*Information supplied*:
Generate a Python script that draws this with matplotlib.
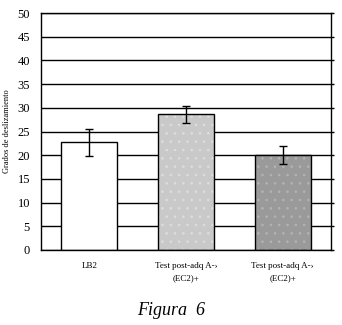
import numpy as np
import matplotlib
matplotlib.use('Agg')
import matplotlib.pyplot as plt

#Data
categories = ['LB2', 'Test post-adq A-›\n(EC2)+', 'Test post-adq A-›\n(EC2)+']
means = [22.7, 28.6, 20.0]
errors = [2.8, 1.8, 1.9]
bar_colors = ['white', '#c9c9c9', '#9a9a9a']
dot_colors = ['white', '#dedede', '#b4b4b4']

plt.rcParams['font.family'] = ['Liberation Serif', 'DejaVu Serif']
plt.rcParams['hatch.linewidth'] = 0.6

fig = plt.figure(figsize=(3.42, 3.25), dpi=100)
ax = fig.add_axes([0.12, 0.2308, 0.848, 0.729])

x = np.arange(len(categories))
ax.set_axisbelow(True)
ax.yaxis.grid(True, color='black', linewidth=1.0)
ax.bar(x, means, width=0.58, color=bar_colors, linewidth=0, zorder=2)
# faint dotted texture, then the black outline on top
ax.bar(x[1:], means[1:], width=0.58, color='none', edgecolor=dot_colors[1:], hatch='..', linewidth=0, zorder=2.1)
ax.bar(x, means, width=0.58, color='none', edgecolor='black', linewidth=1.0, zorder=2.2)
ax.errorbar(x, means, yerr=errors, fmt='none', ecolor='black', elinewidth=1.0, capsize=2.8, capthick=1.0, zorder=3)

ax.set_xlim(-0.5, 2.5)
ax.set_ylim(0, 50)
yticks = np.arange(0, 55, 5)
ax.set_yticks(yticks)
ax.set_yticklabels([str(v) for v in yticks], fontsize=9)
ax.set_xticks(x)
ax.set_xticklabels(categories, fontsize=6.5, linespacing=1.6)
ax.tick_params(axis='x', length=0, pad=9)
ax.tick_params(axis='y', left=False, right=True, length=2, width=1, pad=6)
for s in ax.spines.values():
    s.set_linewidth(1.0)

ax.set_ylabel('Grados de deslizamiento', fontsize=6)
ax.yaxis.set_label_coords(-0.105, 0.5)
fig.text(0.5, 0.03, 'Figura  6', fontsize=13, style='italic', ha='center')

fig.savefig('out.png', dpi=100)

*Exercise aim*:
Emit the lines of the material exactly, from its first line to the line containing "capsize=2.8, capthick=1.0, zorder=3)", inclusive; leave every picture out.

*Task solution*:
Generate a Python script that draws this with matplotlib.
import numpy as np
import matplotlib
matplotlib.use('Agg')
import matplotlib.pyplot as plt

#Data
categories = ['LB2', 'Test post-adq A-›\n(EC2)+', 'Test post-adq A-›\n(EC2)+']
means = [22.7, 28.6, 20.0]
errors = [2.8, 1.8, 1.9]
bar_colors = ['white', '#c9c9c9', '#9a9a9a']
dot_colors = ['white', '#dedede', '#b4b4b4']

plt.rcParams['font.family'] = ['Liberation Serif', 'DejaVu Serif']
plt.rcParams['hatch.linewidth'] = 0.6

fig = plt.figure(figsize=(3.42, 3.25), dpi=100)
ax = fig.add_axes([0.12, 0.2308, 0.848, 0.729])

x = np.arange(len(categories))
ax.set_axisbelow(True)
ax.yaxis.grid(True, color='black', linewidth=1.0)
ax.bar(x, means, width=0.58, color=bar_colors, linewidth=0, zorder=2)
# faint dotted texture, then the black outline on top
ax.bar(x[1:], means[1:], width=0.58, color='none', edgecolor=dot_colors[1:], hatch='..', linewidth=0, zorder=2.1)
ax.bar(x, means, width=0.58, color='none', edgecolor='black', linewidth=1.0, zorder=2.2)
ax.errorbar(x, means, yerr=errors, fmt='none', ecolor='black', elinewidth=1.0, capsize=2.8, capthick=1.0, zorder=3)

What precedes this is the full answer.